[BEGIN]

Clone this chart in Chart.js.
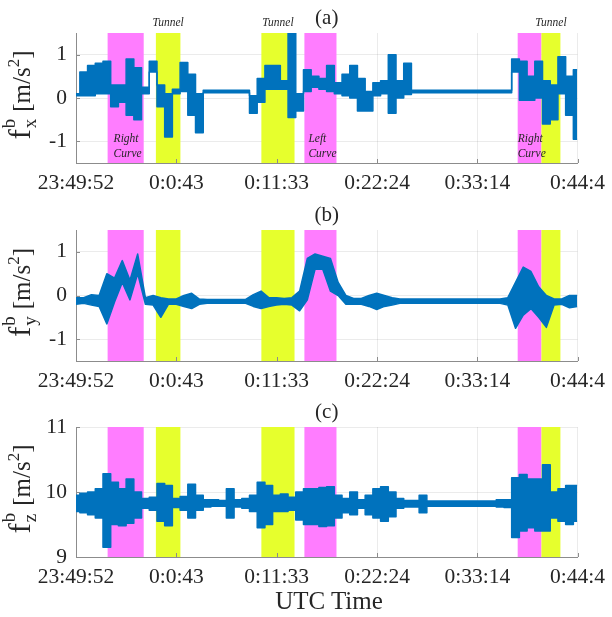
<!DOCTYPE html>
<html>
<head>
<meta charset="utf-8">
<script src="https://cdn.jsdelivr.net/npm/chart.js@4"></script>
<style>
body { margin: 0; background: #fff; width: 612px; height: 617px; overflow: hidden; position: relative; }
.panel { position: absolute; left: 0; width: 612px; }
#xlab { position: absolute; left: 76px; width: 506px; top: 586px; text-align: center;
  font: 25px "Liberation Serif", serif; color: #262626; line-height: 30px; }
</style>
</head>
<body>
<div class="panel" style="top:0;height:194px"><canvas id="pa"></canvas></div>
<div class="panel" style="top:196px;height:196px"><canvas id="pb"></canvas></div>
<div class="panel" style="top:392px;height:196px"><canvas id="pc"></canvas></div>
<div id="xlab">UTC Time</div>
<script>
// time axis (seconds after 23:49:52)
const tickTimes = [0, 651, 1301, 1952, 2602, 3252];
const tickLabels = ['23:49:52', '0:0:43', '0:11:33', '0:22:24', '0:33:14', '0:44:4'];

const times = [0, 50, 100, 150, 200, 250, 300, 350, 400, 450, 500, 550, 600, 650, 700, 750,
  800, 850, 900, 950, 1000, 1050, 1100, 1150, 1200, 1250, 1300, 1350, 1400, 1450, 1500, 1550,
  1600, 1650, 1700, 1750, 1800, 1850, 1900, 1950, 2000, 2050, 2100, 2150, 2200, 2250, 2300, 2350,
  2400, 2450, 2500, 2550, 2600, 2650, 2700, 2750, 2800, 2850, 2900, 2950, 3000, 3050, 3100, 3150,
  3200, 3250];

// upper / lower edge of the plotted band
const fxHigh = [0.1, 0.6, 0.75, 0.8, 0.85, 0.3, 0.3, 0.9, 0.7, 0.25, 0.85, 0.3, 0.1, 0.2, 0.82, 0.55,
  0.1, 0.18, 0.18, 0.18, 0.18, 0.18, 0.18, 0.05, 0.45, 0.75, 0.75,
  0.4, 1.5, 0.1, 0.65, 0.5, 0.45, 0.75, 0.35, 0.55, 0.75, 0.45, 0.15, 0.35, 0.4, 1.0, 0.4, 0.8,
  0.18, 0.18, 0.18, 0.18, 0.18, 0.18, 0.18, 0.18, 0.18, 0.18, 0.18, 0.18, 0.18,
  0.9, 0.85, 0.5, 0.85, 0.4, 0.3, 0.95, 0.5, 0.65];
const fxLow = [0.05, 0.05, 0.05, 0.1, 0.1, -0.2, -0.1, -0.4, -0.5, 0.1, 0.6, -0.2, -0.9, 0.1, 0.15, -0.4,
  -0.8, 0.12, 0.12, 0.12, 0.12, 0.12, 0.12, -0.35, -0.1, 0.2, 0.2,
  0.2, -0.45, -0.3, 0.15, 0.25, 0.2, 0.15, 0.1, 0.05, 0.0, -0.3, -0.3, 0.05, 0.1, -0.35, 0.0, 0.08,
  0.12, 0.12, 0.12, 0.12, 0.12, 0.12, 0.12, 0.12, 0.12, 0.12, 0.12, 0.12, 0.12,
  0.6, -0.05, -0.05, 0.0, -0.6, -0.5, 0.1, -0.4, -0.95];

const fyHigh = [-0.05, -0.05, 0.02, 0.0, 0.5, 0.4, 0.8, 0.35, 0.95, -0.05, 0.0, -0.05, -0.08, -0.08, 0.0, 0.05,
  -0.08, -0.09, -0.09, -0.09, -0.09, -0.09, -0.09, 0.02, 0.1, -0.05, -0.05,
  -0.07, -0.05, 0.1, 0.85, 0.95, 0.9, 0.85, 0.3, 0.0, -0.07, -0.07, 0.0, 0.05, 0.0, -0.05,
  -0.08, -0.08, -0.08, -0.08, -0.08, -0.08, -0.08, -0.08, -0.08, -0.08, -0.08, -0.08, -0.08,
  -0.08, -0.05, 0.3, 0.65, 0.55, 0.2, 0.0, -0.08, -0.08, 0.0, 0.0];
const fyLow = [-0.2, -0.18, -0.22, -0.25, -0.65, -0.15, 0.3, -0.1, 0.5, -0.2, -0.22, -0.5, -0.2, -0.2, -0.25, -0.3,
  -0.2, -0.18, -0.18, -0.18, -0.18, -0.18, -0.18, -0.25, -0.3, -0.25, -0.22,
  -0.2, -0.22, -0.35, -0.1, 0.6, 0.6, 0.1, 0.0, -0.2, -0.2, -0.2, -0.25, -0.32, -0.25, -0.22,
  -0.18, -0.18, -0.18, -0.18, -0.18, -0.18, -0.18, -0.18, -0.18, -0.18, -0.18, -0.18, -0.18,
  -0.18, -0.22, -0.75, -0.45, -0.3, -0.5, -0.73, -0.22, -0.2, -0.28, -0.25];

const fzHigh = [9.95, 9.98, 10.0, 10.05, 10.28, 10.15, 10.05, 10.2, 10.0, 9.9, 9.92, 10.13, 10.1, 9.9, 9.93, 10.12,
  9.95, 9.88, 9.88, 9.87, 10.05, 9.88, 9.9, 9.95, 10.15, 10.1, 9.95,
  9.97, 9.92, 10.0, 10.05, 10.05, 10.07, 10.08, 9.95, 9.9, 10.0, 9.88, 9.95, 10.05, 10.08, 10.0,
  9.9, 9.87, 9.87, 9.95, 9.86, 9.86, 9.86, 9.86, 9.86, 9.86, 9.86, 9.86, 9.86,
  9.88, 9.88, 10.22, 10.27, 10.2, 10.2, 10.42, 10.0, 10.05, 10.1, 10.1];
const fzLow = [9.7, 9.68, 9.65, 9.6, 9.15, 9.5, 9.48, 9.52, 9.6, 9.75, 9.72, 9.55, 9.48, 9.76, 9.72, 9.6,
  9.72, 9.77, 9.78, 9.78, 9.6, 9.77, 9.75, 9.7, 9.45, 9.5, 9.7,
  9.7, 9.72, 9.57, 9.5, 9.5, 9.47, 9.48, 9.6, 9.68, 9.65, 9.75, 9.65, 9.6, 9.55, 9.62,
  9.75, 9.77, 9.77, 9.68, 9.78, 9.78, 9.78, 9.78, 9.78, 9.78, 9.78, 9.78, 9.78,
  9.77, 9.76, 9.3, 9.4, 9.45, 9.4, 9.4, 9.6, 9.55, 9.5, 9.55];

// shaded intervals (seconds)
const curveStart = [205, 1481, 2864];
const curveEnd = [439, 1689, 3018];
const curveNames = ['Right', 'Left', 'Right'];
const tunnelStart = [518, 1202, 3018];
const tunnelEnd = [677, 1417, 3141];

const fxRange = [-1.5, 1.5], fxTicks = [-1, 0, 1];
const fzRange = [9, 11], fzTicks = [9, 10, 11];

const blue = '#0072BD';
const magenta = 'rgb(255,125,255)';
const lime = 'rgb(230,255,45)';
const ink = '#262626';
const axisGray = '#8c8c8c';
const serif = '"Liberation Serif", serif';

Chart.defaults.font.family = serif;

function drawYLabel(ctx, cx, cy, sub) {
  ctx.save();
  ctx.translate(cx, cy);
  ctx.rotate(-Math.PI / 2);
  ctx.fillStyle = ink;
  ctx.textBaseline = 'alphabetic';
  const fBig = '31px ' + serif, fScr = '19px ' + serif, fMain = '25px ' + serif, fSup = '17px ' + serif;
  ctx.font = fBig; const wf = ctx.measureText('f').width;
  ctx.font = fScr; const ws = Math.max(ctx.measureText(sub).width, ctx.measureText('b').width);
  ctx.font = fMain; const wu = ctx.measureText('[m/s').width; const wb = ctx.measureText(']').width;
  ctx.font = fSup; const w2 = ctx.measureText('2').width;
  const gap = 7;
  const total = wf + 1 + ws + gap + wu + w2 + wb;
  let x = -total / 2;
  ctx.font = fBig; ctx.fillText('f', x, 0); x += wf + 1;
  ctx.font = fScr; ctx.fillText(sub, x, 6); ctx.fillText('b', x, -15); x += ws + gap;
  ctx.font = fMain; ctx.fillText('[m/s', x, 0); x += wu;
  ctx.font = fSup; ctx.fillText('2', x, -11); x += w2;
  ctx.font = fMain; ctx.fillText(']', x, 0);
  ctx.restore();
}

const decor = {
  id: 'decor',
  beforeDatasetsDraw(chart, args, opts) {
    const { ctx, chartArea: a, scales: { x } } = chart;
    ctx.save();
    ctx.beginPath();
    ctx.rect(a.left, a.top, a.width, a.height);
    ctx.clip();
    curveStart.forEach((s, i) => {
      const x0 = x.getPixelForValue(s), x1 = x.getPixelForValue(curveEnd[i]);
      ctx.fillStyle = magenta;
      ctx.fillRect(x0, a.top, x1 - x0, a.height);
    });
    tunnelStart.forEach((s, i) => {
      const x0 = x.getPixelForValue(s), x1 = x.getPixelForValue(tunnelEnd[i]);
      ctx.fillStyle = lime;
      ctx.fillRect(x0, a.top, x1 - x0, a.height);
    });
    ctx.restore();
  },
  afterDraw(chart, args, opts) {
    const { ctx, chartArea: a, scales: { x, y } } = chart;
    ctx.save();
    // inward tick marks
    ctx.strokeStyle = axisGray;
    ctx.lineWidth = 1;
    ctx.beginPath();
    x.ticks.forEach(t => {
      const px = Math.round(x.getPixelForValue(t.value)) + 0.5;
      ctx.moveTo(px, a.bottom); ctx.lineTo(px, a.bottom - 4);
    });
    y.ticks.forEach(t => {
      const py = Math.round(y.getPixelForValue(t.value)) + 0.5;
      ctx.moveTo(a.left, py); ctx.lineTo(a.left + 4, py);
    });
    ctx.stroke();
    // panel title
    ctx.fillStyle = ink;
    ctx.font = '21px ' + serif;
    ctx.textAlign = 'center';
    ctx.textBaseline = 'middle';
    ctx.fillText(opts.title, (a.left + a.right) / 2, a.top - 15);
    // notes
    if (opts.notes) {
      ctx.font = 'italic 11.5px ' + serif;
      ctx.textBaseline = 'alphabetic';
      ctx.textAlign = 'center';
      tunnelStart.forEach((s, i) => {
        const cx = (x.getPixelForValue(s) + x.getPixelForValue(tunnelEnd[i])) / 2;
        ctx.fillText('Tunnel', cx, a.top - 7);
      });
      ctx.textAlign = 'left';
      const offs = [6, 4, 0];
      curveStart.forEach((s, i) => {
        const lx = x.getPixelForValue(s) + offs[i];
        ctx.fillText(curveNames[i], lx, a.bottom - 21);
        ctx.fillText('Curve', lx, a.bottom - 6);
      });
    }
    ctx.restore();
    drawYLabel(ctx, 30, (a.top + a.bottom) / 2 - 3, opts.sub);
  }
};

function panel(id, high, low, range, yTicks, padTop, title, sub, notes, stepped) {
  new Chart(document.getElementById(id), {
    type: 'line',
    data: {
      datasets: [
        { data: times.map((t, i) => ({ x: t, y: high[i] })), borderColor: blue, borderWidth: 1.5,
          pointRadius: 0, fill: false, borderJoinStyle: 'round', stepped: stepped },
        { data: times.map((t, i) => ({ x: t, y: low[i] })), borderColor: blue, backgroundColor: blue,
          borderWidth: 1.5, pointRadius: 0, fill: '-1', borderJoinStyle: 'round', stepped: stepped }
      ]
    },
    options: {
      animation: false,
      responsive: true,
      maintainAspectRatio: false,
      layout: { padding: { top: padTop, right: 30, bottom: 0, left: 0 } },
      plugins: {
        legend: { display: false },
        tooltip: { enabled: false },
        decor: { title: title, sub: sub, notes: notes }
      },
      scales: {
        x: {
          type: 'linear', min: 0, max: 3252,
          afterBuildTicks: s => { s.ticks = tickTimes.map(v => ({ value: v })); },
          afterFit: s => { s.height = 31; },
          grid: { color: 'rgba(0,0,0,0.08)', drawTicks: false },
          border: { color: axisGray },
          ticks: { padding: 7, color: ink, font: { size: 21.5 }, maxRotation: 0, autoSkip: false,
            callback: (v, i) => tickLabels[i] }
        },
        y: {
          min: range[0], max: range[1],
          afterBuildTicks: s => { s.ticks = yTicks.map(v => ({ value: v })); },
          afterFit: s => { s.width = 76; },
          grid: { color: 'rgba(0,0,0,0.08)', drawTicks: false },
          border: { color: axisGray },
          ticks: { padding: 9, color: ink, font: { size: 21.5 }, callback: v => String(v) }
        }
      }
    },
    plugins: [decor]
  });
}

panel('pa', fxHigh, fxLow, fxRange, fxTicks, 33, '(a)', 'x', true, 'middle');
panel('pb', fyHigh, fyLow, fxRange, fxTicks, 34, '(b)', 'y', false, false);
panel('pc', fzHigh, fzLow, fzRange, fzTicks, 35, '(c)', 'z', false, 'middle');
</script>
</body>
</html>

[END]

TASK DETAILS :: From the top of the listing above, repeat each line exactly until you reach the line containing "3200, 3250];", and repeat that one too. Leave the pictures out.

THE ANSWER ::
Clone this chart in Chart.js.
<!DOCTYPE html>
<html>
<head>
<meta charset="utf-8">
<script src="https://cdn.jsdelivr.net/npm/chart.js@4"></script>
<style>
body { margin: 0; background: #fff; width: 612px; height: 617px; overflow: hidden; position: relative; }
.panel { position: absolute; left: 0; width: 612px; }
#xlab { position: absolute; left: 76px; width: 506px; top: 586px; text-align: center;
  font: 25px "Liberation Serif", serif; color: #262626; line-height: 30px; }
</style>
</head>
<body>
<div class="panel" style="top:0;height:194px"><canvas id="pa"></canvas></div>
<div class="panel" style="top:196px;height:196px"><canvas id="pb"></canvas></div>
<div class="panel" style="top:392px;height:196px"><canvas id="pc"></canvas></div>
<div id="xlab">UTC Time</div>
<script>
// time axis (seconds after 23:49:52)
const tickTimes = [0, 651, 1301, 1952, 2602, 3252];
const tickLabels = ['23:49:52', '0:0:43', '0:11:33', '0:22:24', '0:33:14', '0:44:4'];

const times = [0, 50, 100, 150, 200, 250, 300, 350, 400, 450, 500, 550, 600, 650, 700, 750,
  800, 850, 900, 950, 1000, 1050, 1100, 1150, 1200, 1250, 1300, 1350, 1400, 1450, 1500, 1550,
  1600, 1650, 1700, 1750, 1800, 1850, 1900, 1950, 2000, 2050, 2100, 2150, 2200, 2250, 2300, 2350,
  2400, 2450, 2500, 2550, 2600, 2650, 2700, 2750, 2800, 2850, 2900, 2950, 3000, 3050, 3100, 3150,
  3200, 3250];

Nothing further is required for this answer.